Le point sur la qualité du lait de part et d’autre de la frontière
Une mention faite dans l’édition du 16 juin de La Terre à l’effet que les normes de qualité du lait aux États-Unis seraient les mêmes qu’au Québec et au Canada a fait sourciller une productrice de Saint-Placide dans les Laurentides, Lise Beauchamp. « Il est faux de prétendre que les critères de qualité du lait sont les mêmes », s’insurge-t-elle, insistant sur le fait que les normes canadiennes sont « beaucoup plus sévères ».
L’ancienne agronome souligne que le seuil de concentration maximal permis en cellules somatiques à l’échelle nationale aux États-Unis est de 750 000/ml, alors que la norme au Canada est plutôt fixée à 400 000/ml. « Il ne faut pas généraliser. Il y a beaucoup de différences. Il y a des transformateurs américains qui acceptent du lait au-delà de 400 000 cellules somatiques, c’est sûr. Aussi, le système de détection des antibiotiques est plus sévère au Canada qu’aux États-Unis », a-t-elle fait valoir.
« En haut de 400 000 cellules somatiques, tu ne vends pas ton lait »
Vérifications faites, il est en effet difficile de comparer les normes de qualité du lait des États-Unis et du Canada sous toutes leurs formes, puisque de nombreuses nuances entrent en ligne de compte. Toutefois, plusieurs intervenants de l’industrie laitière américaine et québécoise interrogés par La Terre ont réfuté l’affirmation selon laquelle les normes canadiennes sont plus sévères.
« Il y a beaucoup de transformateurs aux États-Unis qui exigent des concentrations en dessous de 250 000 cellules somatiques et de 20 000 bactéries totales. Si tu dépasses ça, ton lait sera rejeté », témoigne Dan Huntley, producteur laitier à Canton, dans l’état de New York. Celui qui était auparavant acheteur de lait pour Kraft Foods explique que tous les producteurs américains sont membres d’une coopérative ou vendent leur lait à des usines de transformation. Dans les deux cas, ce sont les transformateurs qui établissent les cahiers des charges à suivre. « 750 000 cellules somatiques, c’est la norme très large établie par le gouvernement, mais je ne connais pas une seule usine qui accepterait ça, insiste-t-il. Si tu fais en haut de 400 000 cellules somatiques et 50 000 bactéries, tu ne vends pas ton lait. C’est considéré comme du mauvais lait. »

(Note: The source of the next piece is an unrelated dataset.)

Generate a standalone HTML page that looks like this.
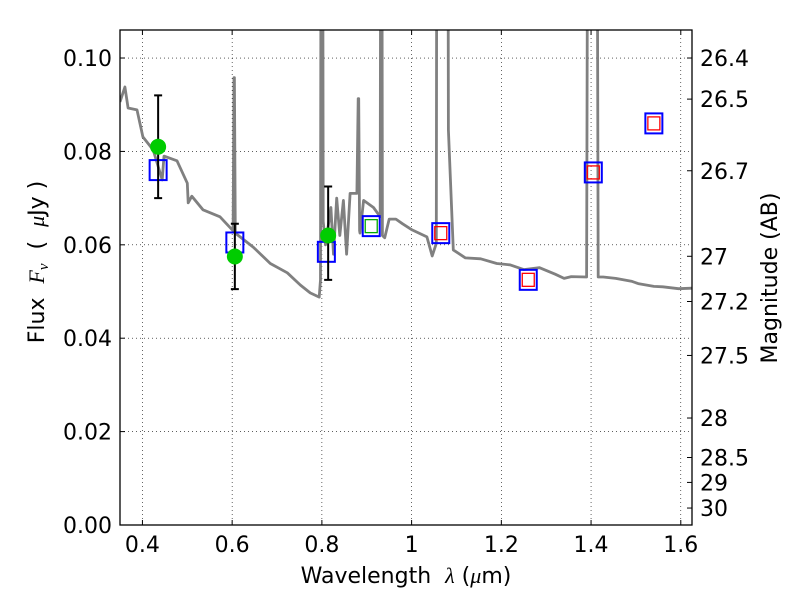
<!DOCTYPE html>
<html><head><meta charset="utf-8"><style>
body{margin:0;background:#fff}
svg text{font-family:"DejaVu Sans","Liberation Sans",sans-serif;fill:#000;white-space:pre}
</style></head><body>
<svg id="c" width="800" height="600"></svg>
<script>
const specL=[0.35,0.361,0.368,0.388,0.401,0.424,0.444,0.448,0.477,0.50,0.502,0.51,0.535,0.573,0.602,0.604,0.605,0.607,0.647,0.685,0.723,0.752,0.774,0.794,0.797,0.799,0.801,0.803,0.808,0.82,0.826,0.833,0.84,0.848,0.855,0.863,0.878,0.881,0.882,0.884,0.885,0.893,0.915,0.93,0.932,0.933,0.935,0.94,0.95,0.965,0.98,1.001,1.034,1.046,1.055,1.057,1.08,1.082,1.093,1.12,1.154,1.19,1.22,1.25,1.285,1.32,1.34,1.356,1.39,1.394,1.412,1.416,1.427,1.455,1.49,1.505,1.54,1.56,1.595,1.625];
const specF=[0.0906,0.0938,0.0893,0.0889,0.0831,0.0803,0.0739,0.079,0.078,0.0732,0.069,0.0704,0.0675,0.066,0.063,0.0958,0.0958,0.0625,0.0595,0.056,0.054,0.0514,0.0497,0.0488,0.0525,0.2,0.2,0.065,0.060,0.068,0.058,0.070,0.062,0.0695,0.058,0.071,0.071,0.0913,0.0913,0.063,0.0625,0.0695,0.068,0.066,0.2,0.2,0.062,0.0615,0.0655,0.0655,0.0645,0.0632,0.0617,0.0576,0.0603,0.2,0.2,0.0846,0.0589,0.0572,0.057,0.056,0.0557,0.0547,0.0551,0.0537,0.0528,0.0532,0.0531,0.2,0.2,0.0531,0.0531,0.0528,0.0522,0.0517,0.0511,0.051,0.0506,0.0507];
const obsL=[0.435,0.606,0.814];
const obsF=[0.081,0.0575,0.062];
const obsLo=[0.070,0.0505,0.0525];
const obsHi=[0.092,0.0645,0.0725];
const modL=[0.435,0.606,0.81,0.91,1.065,1.26,1.405,1.54];
const modF=[0.076,0.0605,0.0585,0.064,0.0625,0.0525,0.0755,0.086];
const innerColor=['none','none','none','#0a0','red','red','red','red'];
const xTicks=[0.4,0.6,0.8,1.0,1.2,1.4,1.6];
const xTickLabels=['0.4','0.6','0.8','1','1.2','1.4','1.6'];
const yTicks=[0,0.02,0.04,0.06,0.08,0.10];
const yTickLabels=['0.00','0.02','0.04','0.06','0.08','0.10'];
const magTicks=[26.4,26.5,26.7,27,27.2,27.5,28,28.5,29,30];
const magLabels=['26.4','26.5','26.7','27','27.2','27.5','28','28.5','29','30'];

const L=120,R=692,T=30,B=525,X0=0.35,X1=1.625,Y1=0.106;
const sx=v=>L+(v-X0)/(X1-X0)*(R-L);
const sy=v=>B-v/Y1*(B-T);
const NS='http://www.w3.org/2000/svg';
const svg=document.getElementById('c');
function mk(tag,a,parent){const e=document.createElementNS(NS,tag);for(const k in a)e.setAttribute(k,a[k]);(parent||svg).appendChild(e);return e;}
const defs=mk('defs',{});const cp=mk('clipPath',{id:'clip'},defs);mk('rect',{x:L,y:T,width:R-L,height:B-T},cp);
xTicks.forEach((v,i)=>{
 const g=mk('line',{x1:sx(v),x2:sx(v),y1:T,y2:B,stroke:'#000','stroke-width':0.6,'stroke-dasharray':'1,3'});
 
 
 mk('line',{x1:sx(v),x2:sx(v),y1:B,y2:B-5,stroke:'#000'});
 mk('line',{x1:sx(v),x2:sx(v),y1:T,y2:T+5,stroke:'#000'});
 const t=mk('text',{x:sx(v),y:B+27,'text-anchor':'middle','font-size':22});t.textContent=xTickLabels[i];
 
 
});
yTicks.forEach((v,i)=>{
 if(v>0){const g=mk('line',{x1:L,x2:R,y1:sy(v),y2:sy(v),stroke:'#000','stroke-width':0.6,'stroke-dasharray':'1,3'});
 
 }
 mk('line',{x1:L,x2:L+5,y1:sy(v),y2:sy(v),stroke:'#000'});
 const t=mk('text',{x:L-8,y:sy(v)+8,'text-anchor':'end','font-size':22});t.textContent=yTickLabels[i];
 
 
});
magTicks.forEach((m,i)=>{
 const f=Math.pow(10,(23.9-m)/2.5);
 mk('line',{x1:R,x2:R-5,y1:sy(f),y2:sy(f),stroke:'#000'});
 const t=mk('text',{x:R+8,y:sy(f)+8,'font-size':22});t.textContent=magLabels[i];
 
 
});
const d=specL.map((l,i)=>(i?'L':'M')+sx(l).toFixed(1)+','+sy(specF[i]).toFixed(1)).join('');
const sp=mk('path',{d:d,fill:'none',stroke:'#808080','stroke-width':2.8,'clip-path':'url(#clip)','stroke-linejoin':'round'});


modL.forEach((l,i)=>{
 const x=sx(l),y=sy(modF[i]);
 const s=mk('rect',{x:x-8.5,y:y-10,width:17,height:20,fill:'none',stroke:'#00f','stroke-width':2});
 
 
 if(innerColor[i]!=='none'){const r=mk('rect',{x:x-6,y:y-6.5,width:12,height:13,fill:'none',stroke:innerColor[i],'stroke-width':1.3});
 
 }
});
obsL.forEach((l,i)=>{
 const x=sx(l);
 const e=mk('path',{d:`M${x},${sy(obsLo[i])}V${sy(obsHi[i])}M${x-4},${sy(obsLo[i])}h8M${x-4},${sy(obsHi[i])}h8`,stroke:'#000','stroke-width':2,fill:'none'});
 
 
 const c=mk('circle',{cx:x,cy:sy(obsF[i]),r:8,fill:'#0c0'});
 
 
});
const fr=mk('rect',{x:L,y:T,width:R-L,height:B-T,fill:'none',stroke:'#000','stroke-width':1.3});


const xl=mk('text',{x:406,y:583,'text-anchor':'middle','font-size':22});
xl.innerHTML='Wavelength  <tspan font-style="italic" font-family="Liberation Serif">λ</tspan> (<tspan font-style="italic" font-family="Liberation Serif">μ</tspan>m)';


const yl=mk('text',{x:44,y:262,'text-anchor':'middle','font-size':22,transform:'rotate(-90 44 262)'});
yl.innerHTML='Flux  <tspan font-style="italic" font-family="Liberation Serif">F<tspan font-size="15" dy="4">ν</tspan></tspan><tspan dy="-4">  (  </tspan><tspan font-style="italic" font-family="Liberation Serif">μ</tspan>Jy )';


const ml=mk('text',{x:777,y:278,'text-anchor':'middle','font-size':22,transform:'rotate(-90 777 278)'});
ml.textContent='Magnitude (AB)';


</script>
</body></html>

John Rutherford, dont l’entreprise achète du lait des producteurs et le revend à des transformateurs, soutient quant à lui que la majorité de ses clients exigent une concentration en dessous de 300 000 cellules somatiques et 20 000 bactéries totales. Les standards européens fixés à 400 000 cellules somatiques, ajoute-t-il par ailleurs, guident l’ensemble de l’industrie laitière aux États-Unis, car les entreprises ne peuvent pas y exporter de produits au-delà de ce seuil.
Le président de la Fromagerie Boivin, Luc Boivin, n’est pas non plus convaincu que les normes de qualité du lait au Canada soient plus strictes que celles des États-Unis. « Il faut faire attention. On a du lait de qualité, mais le lait américain est aussi de très grande qualité.
Les producteurs là-bas sont soumis à des exigences élevées », estime celui qui connaît plusieurs producteurs américains et qui se tient au fait de l’état des marchés là-bas.
Même son de cloche du côté de Roger Bergeron, de la Fromagerie Bergeron. « Quand j’entends que le lait américain n’est pas bon, je me dis : ‘‘Attendez là. De l’autre côté de la frontière, ils sont capables aussi. Le Canada fait quelque chose de bien, mais il faut arrêter de penser que c’est le meilleur au monde.’’ ».
Quant à Thérèse Beaulieu, conseillère principale de la gestion des enjeux pour les Producteurs laitiers du Canada (PLC), elle indique que les normes canadiennes sont « parmi les plus hautes » au monde. Elle cite en exemple le rigoureux programme ProAction qui intègre plusieurs volets pour la biosécurité, le bien-être animal et la traçabilité. « Mais je n’ai pas peur de dire que le lait américain est bon. […] », concède-t-elle.
Ces commentaires s’ajoutent à celui de Marcel Thiboutot, cité dans l’édition du 16 juin. L’expert en qualité du lait chez Lactanet avait indiqué qu’il s’agissait « d’une fausse croyance » d’affirmer que les normes de qualité du lait au Canada sont plus sévères qu’aux États-Unis.